1987 war tatsächlich so etwas wie das entscheidende Jahr. Der Verein wollte eine Behindertensportgruppe gründen. "Unser großer Traum", sagt Spanner. Spendengelder von Höchstadter Geschäftsleuten und der Stadtverwaltung waren da. Sogar ein Schwimmkurs sollte angeboten werden. Doch letztlich fanden die zwölf Mitglieder des Vereins keine weiteren Interessenten. "Jetzt müssen wir alles beenden und wollen mit dem gespendeten Geld der Höchstadter Bürger, Einrichtungen in Höchstadt, die behinderten und älteren Menschen helfen, unterstützen."

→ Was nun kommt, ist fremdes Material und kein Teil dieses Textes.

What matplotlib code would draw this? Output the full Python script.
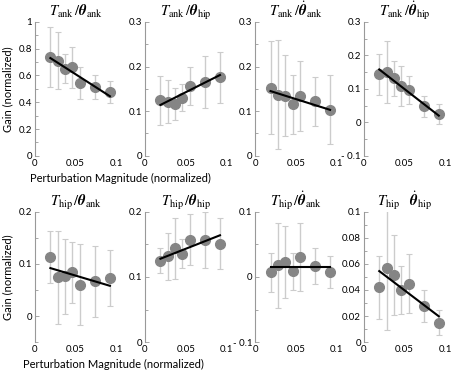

So klingen die letzten Worte also. "Viele müssen noch lernen, selbstbewusst zu werden", sagt Manfred Müller, der von 2004 bis 2009 Beauftragter für Menschen mit Behinderung im Landkreis war. Behinderte sind seiner Ansicht nach oft noch zu brav. Das kann Anton Spanner bestätigen, er sagt: "Früher habe ich das alles oft überspielt", seine Behinderung meint er. Die Tatsache, dass er eigentlich in manchen Fällen Hilfe benötigt oder gerne mal gesagt hätte: Da muss eine andere Lösung her. Der Bordstein ist zu hoch, die Tür zu schmal. Anton Spanner, der auf dem Bauamt der Stadt Höchstadt gearbeitet hat, hat sich irgendwann doch getraut. Er hat gesagt: Ich will, dass ihr euch Gedanken macht. Darüber, ob ein Randstein nicht doch zu hoch ist, ob ein WC behindertengerecht ist oder nicht.

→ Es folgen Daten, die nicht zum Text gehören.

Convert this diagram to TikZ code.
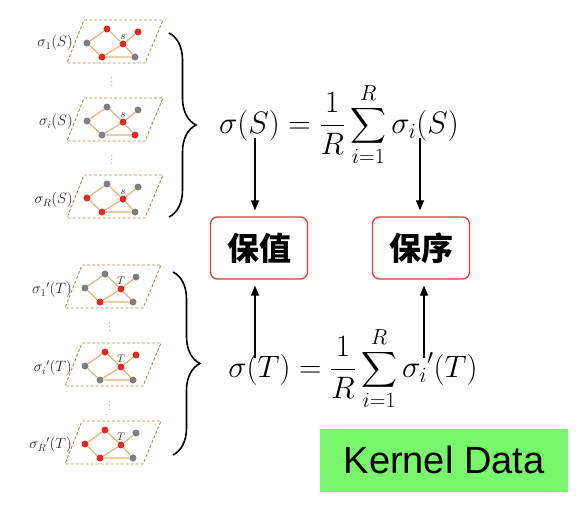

"Die Stadtverwaltung schaut jetzt drauf", sagt Manfred Müller. Doch sei noch mehr zu tun. "Leider hat es bei vielen nicht klick gemacht". Immer noch werde mit öffentlichen Geldern vieles unbedacht umgesetzt. Drum: "Einer muss sagen: Das ist nicht in Ordnung." Wer das zukünftig übernimmt, bleibt abzuwarten. Anton Spanner hofft jedenfalls, dass es junge Menschen gibt, die sich engagieren. Er und seine Frau Christa haben es auch getan. Nur, mit dem Alter wird es nicht leichter. Anton Spanner ist jetzt 65. Seine Behinderung wird nicht besser. Jetzt müssen andere dafür kämpfen und sagen: Da ist was nicht in Ordnung.

Am Ende seiner Rede sagt Spanner: "Wir hoffen, dass die genannten Einrichtungen weiterhin behinderten Menschen helfen können." Was bleibt? "Die Steilen Stufen" als Vorbild - ganz bestimmt.